The results of this Grand Challenge will provide the first comprehensive systems level understanding of how environmental conditions influence key carbon fixation processes at the gene-protein-organism level. This Grand Challenge topic was selected because it addresses critical DOE science needs, provides model microorganisms to apply high throughput biology and computational modeling, and because it because it takes advantage of EMSL's experimental and computational capabilities.
A second Grand Challenge in biogeochemistry, led by PNNL scientists John Zachara and Jim Fredrickson is studying how organisms exchange energy and electron flux with mineral matter in soils, sediments, and subsurface materials. This exchange occurs across a mineral-microbe interface that is a minute, but chemically active domain whose molecular workings have perplexed scientists for decades.

The biogeochemistry Grand Challenge will use advanced instrumental capabilities and the high performance computing capabilities of EMSL to understand the biologic and physical architecture of this remarkably complex domain and the microbe-mediated chemical reactions that occur within it. The research will allow scientists to understand this most basic earth-life interaction that is fundamental to the migration of environmental contaminants, to water quality, and to soil fertility and trace metal availability.

Collectively, these PNNL-supported Grand Challenges bring together scientists from more than 20 universities and research institutions worldwide. Results from these Grand Challenges could show us how to use microbes and biological processes to address currently intractable issues in environmental remediation. Progress in these areas can help DOE resolve the enormous problems associated with environmental contamination across the complex, saving the Department and the country hundreds of millions of dollars and reducing risk to humans and the environment.

In the area of climate change, PNNL has some of the strongest research capability within DOE. I know that you intend to expand the Laboratory’s national and international leadership in atmospheric science and global change research. I encourage you to do so. Your strengths in atmospheric chemistry, your interest in further development of the Atmospheric Radiation Measurement Program and facilities, and your emphasis on next-generation, physics-based climate models are key to predicting the effects of climate change and driving effective climate policy decisions.
The Department of Energy and the Office of Science are pleased with your progress in genomics and climate change, and we look forward to future discoveries. In both areas, you not only are producing excellent research, but are building strong collaborative relationships with universities and other research institutes, and providing opportunities for students—the scientists of tomorrow—to gain experience. These are activities and values that support our broader Office of Science agenda. I challenge you to keep up the good work.

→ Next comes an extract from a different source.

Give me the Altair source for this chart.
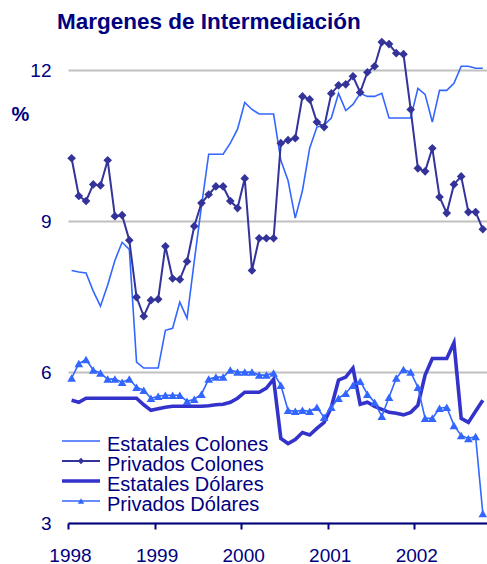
import altair as alt
import pandas as pd

# Monthly series, January 1998 to October 2002 (percent)
estatales_colones = [
    8.02, 7.99, 7.97, 7.61, 7.31, 7.73, 8.22, 8.58, 8.44, 6.20,
    6.08, 6.08, 6.08, 6.83, 6.87, 7.39, 7.07, 8.20, 9.30, 10.33,
    10.33, 10.33, 10.55, 10.83, 11.36, 11.22, 11.13, 11.13, 11.13, 10.21,
    9.81, 9.06, 9.61, 10.45, 10.87, 10.91, 11.05, 11.54, 11.20, 11.32,
    11.54, 11.48, 11.48, 11.54, 11.05, 11.05, 11.05, 11.05, 11.64, 11.52,
    10.97, 11.60, 11.60, 11.74, 12.08, 12.08, 12.04, 12.04,
]
privados_colones = [
    10.25, 9.50, 9.40, 9.73, 9.71, 10.21, 9.10, 9.12, 8.62, 7.49,
    7.11, 7.43, 7.45, 8.50, 7.86, 7.84, 8.20, 8.90, 9.36, 9.53,
    9.69, 9.69, 9.40, 9.26, 9.85, 8.02, 8.66, 8.66, 8.66, 10.55,
    10.61, 10.65, 11.48, 11.42, 10.97, 10.87, 11.54, 11.70, 11.72, 11.88,
    11.56, 11.96, 12.08, 12.56, 12.52, 12.34, 12.32, 11.22, 10.05, 9.99,
    10.45, 9.48, 9.16, 9.73, 9.89, 9.18, 9.18, 8.84,
]
estatales_dolares = [
    5.44, 5.40, 5.48, 5.48, 5.48, 5.48, 5.48, 5.48, 5.48, 5.48,
    5.35, 5.24, 5.27, 5.30, 5.32, 5.32, 5.32, 5.32, 5.32, 5.33,
    5.35, 5.36, 5.40, 5.48, 5.60, 5.60, 5.60, 5.68, 5.86, 4.68,
    4.58, 4.66, 4.80, 4.75, 4.88, 5.00, 5.30, 5.84, 5.90, 6.08,
    5.36, 5.40, 5.32, 5.26, 5.20, 5.18, 5.15, 5.20, 5.34, 5.94,
    6.27, 6.27, 6.27, 6.58, 5.08, 5.00, 5.22, 5.44,
]
privados_dolares = [
    5.88, 6.17, 6.25, 6.04, 5.98, 5.86, 5.86, 5.80, 5.86, 5.70,
    5.64, 5.48, 5.52, 5.54, 5.54, 5.54, 5.42, 5.46, 5.56, 5.86,
    5.90, 5.90, 6.04, 6.00, 6.00, 6.00, 5.94, 5.94, 5.98, 5.74,
    5.24, 5.22, 5.24, 5.22, 5.30, 5.10, 5.30, 5.48, 5.58, 5.74,
    5.82, 5.56, 5.40, 5.12, 5.50, 5.88, 6.05, 6.00, 5.70, 5.08,
    5.08, 5.28, 5.30, 4.94, 4.74, 4.68, 4.72, 3.19,
]

series_names = ["Estatales Colones", "Privados Colones", "Estatales Dólares", "Privados Dólares"]
series_values = [estatales_colones, privados_colones, estatales_dolares, privados_dolares]
year_ticks = [1998, 1999, 2000, 2001, 2002]
y_ticks = [3, 6, 9, 12]

NAVY = "#000080"
FONT = "Liberation Sans"

styles = {
    "Estatales Colones": dict(color="#3366FF", width=1.6, shape=None),
    "Privados Colones": dict(color="#333399", width=2.0, shape="diamond"),
    "Estatales Dólares": dict(color="#3333CC", width=3.6, shape=None),
    "Privados Dólares": dict(color="#3366FF", width=1.6, shape="triangle-up"),
}

x_scale = alt.Scale(domain=[1998, 2002.84], nice=False, zero=False)
y_scale = alt.Scale(domain=[3, 12.8], nice=False, zero=False)

x_axis = alt.Axis(values=year_ticks, format="d", title=None, grid=False,
                  domainColor=NAVY, domainWidth=2, tickColor=NAVY, tickWidth=2,
                  tickSize=6, labelFontSize=19, labelColor=NAVY, labelFont=FONT,
                  labelPadding=17, labelFlush=False, labelOffset=2)
y_axis = alt.Axis(values=y_ticks, title="%", grid=True, gridColor="#C0C0C0",
                  gridWidth=2, domain=False, ticks=False, labelFontSize=19,
                  labelColor=NAVY, labelFont=FONT, labelPadding=17,
                  titleAngle=0, titleFontSize=20, titleFont=FONT,
                  titleFontWeight="bold", titleColor=NAVY, titleAlign="center",
                  titleBaseline="middle", titleX=-48, titleY=84)

layers = []
for i, (name, vals) in enumerate(zip(series_names, series_values)):
    st = styles[name]
    df = pd.DataFrame({
        "fecha": [1998 + (m + 0.5) / 12 for m in range(len(vals))],
        "valor": vals,
    })
    enc = dict(
        x=alt.X("fecha:Q", scale=x_scale, axis=x_axis),
        y=alt.Y("valor:Q", scale=y_scale, axis=y_axis),
    )
    layers.append(
        alt.Chart(df).mark_line(color=st["color"], strokeWidth=st["width"],
                                strokeJoin="miter").encode(**enc)
    )
    if st["shape"]:
        layers.append(
            alt.Chart(df).mark_point(shape=st["shape"], filled=True, opacity=1,
                                     color=st["color"], size=75).encode(**enc)
        )

# Legend drawn inside the plot, lower left
leg_df = pd.DataFrame({"serie": series_names})
for i, name in enumerate(series_names):
    st = styles[name]
    row = alt.Chart(leg_df).transform_filter(alt.datum.serie == name)
    ly = 411 + 20 * i
    layers.append(
        row.mark_rule(color=st["color"], strokeWidth=st["width"]).encode(
            x=alt.value(-6), x2=alt.value(32), y=alt.value(ly))
    )
    if st["shape"]:
        layers.append(
            row.mark_point(shape=st["shape"], filled=True, opacity=1,
                           color=st["color"], size=40).encode(
                x=alt.value(13), y=alt.value(ly))
        )
    layers.append(
        row.mark_text(align="left", baseline="middle", fontSize=20, font=FONT,
                      color=NAVY).encode(
            x=alt.value(39), y=alt.value(ly + 3.5), text="serie:N")
    )

chart = alt.layer(*layers).properties(
    width=419,
    height=493,
    padding={"left": 68, "top": 30, "right": 0, "bottom": 41},
    autosize=alt.AutoSizeParams(type="none"),
    title=alt.TitleParams("Margenes de Intermediación", anchor="start",
                          frame="group", fontSize=22.5, fontWeight="bold",
                          color=NAVY, font=FONT, dx=-11, offset=-3),
).configure_view(stroke=None)

chart.save("out.html", embed_options={"renderer": "svg", "actions": False})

Another exciting opportunity ahead for PNNL is the Research Campus of the Future. As many of you know, Hanford cleanup is proceeding, and I think we all agree that is excellent news. But DOE will be closing outdated facilities in the 300 Area as the work continues and working with us at the Office of Science, PNNL will need to identify replacement facilities. PNNL leadership has studied this situation carefully, developed a road map, and turned it into an opportunity for the Laboratory’s future. Many of your long-term goals and planned facilities are complementary to the aims of the Office of Science and it will be exciting to witness the progress. It will be a difficult task for sure, but I am confident that we will see it through to success.

In closing, I want to mention the value of strong relationships. While we have an owner-contractor relationship, it is clear to me that we share a common goal: That is, we both want the Laboratory to be the very best that it can be, to be world-class in every way. I believe PNNL shares our vision of delivering cost-effective, quality science and technology to the nation. I want to thank Battelle and its leadership for staying on course for over four decades.

Congratulations, PNNL, on 40 years of great service to the nation and world. We are pleased that you are part of the DOE family.